La Interstate 26 è un’autostrada lunga 562 chilometri che attraversa il Tennesse, la Carolina del Nord e quella del Sud, congiungendo Kingsport a Charleston. In questa città della Carolina del Sud, nota agli americani per alcuni sanguinosi combattimenti legati alla guerra di Secessione, è nata e cresciuta Becca Smith, giovane songwriter che a luglio ha pubblicato il suo primo album solista, dopo la consueta gavetta di anni passati a comporre, a suonare con piccole band e, soprattutto, esibirsi in piccoli locali della zona (Charleston Music Hall, The Pour House e New Brookland Taverna), catturando l’attenzione di critica e pubblico.

Un disco autoprodotto, composto di dodici canzoni originali registrate da James Frolio e masterizzate da Jeremy Lubsey dei Truphonic Studios, che traggono fonte d’ispirazione proprio dall’autostrada che parte da Charleston, uno degli elementi iconografici della cultura musicale americana (l’immagine di copertina è un esplicito rimando all’on the road) e fonte inesauribile di storie quotidiane, che sono poi il corpus delle liriche che Becca canta con sincero trasporto (il tema del viaggio, la malinconia agrodolce del ricordo della propria casa, gli affetti tenuti in serbo vicino al cuore).

Su uno spartito classicissimo e, a dire il vero, inevitabilmente un po' consunto (la fedeltà degli americani alle radici è immutabile nei secoli dei secoli), la Smith ci mette comunque del suo, a partire dall’autenticità e dalla passione della sua giovane età, dalla bella voce dal timbro inequivocabilmente country e, nonostante la consueta triangolazione voce, piano e chitarra, dalla voglia di scartare l’ovvio, come succede nella lunga, stratificata e bellissima Ocean, coinvolgente ballata di sette minuti segnata da un brillante arrangiamento d’archi, che evita il melenso in favore di un suono più autenticamente roots.

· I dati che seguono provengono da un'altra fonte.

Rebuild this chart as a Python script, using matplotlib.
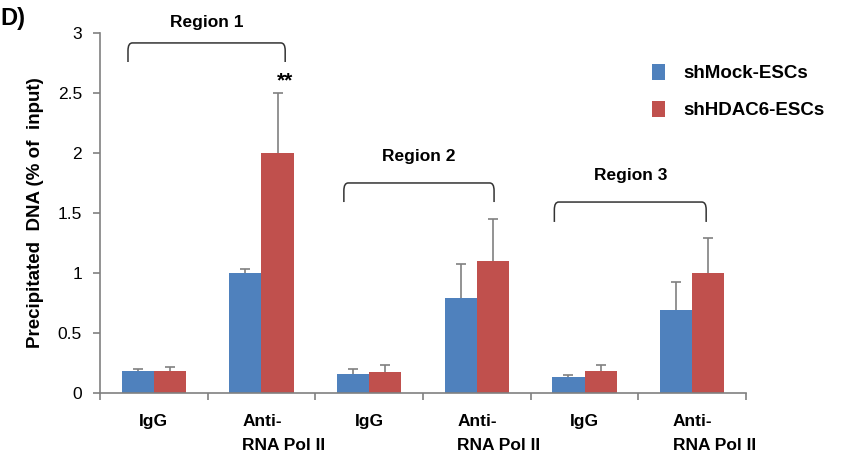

Difficile, poi, in un album d’esordio, trovare così tante buone canzoni, figlie di un songwriting già maturo e consapevole dei propri mezzi: dal country pimpante di The Murder Ballad Of Francie Lou, alla melodia caracollante e divertita di Shark Song, al piglio rock che anima Let The Kids Out, un brano che suonerebbe ottimamente anche in versione elettrica, fino ad Arcadia e Serendipity, due struggenti ballate col cuore in mano, che potrebbero trovar posto tranquillamente nel songbook di Lori McKenna, tanto per citare un’artista con cui la Smith ha parecchi punti di contatto. Un esordio coi fiocchi, dunque, per una giovane artista che deve percorrere ancora molta strada, ma che ha già imboccato la direzione giusta. Talentuosa, autentica, una vera sorpresa.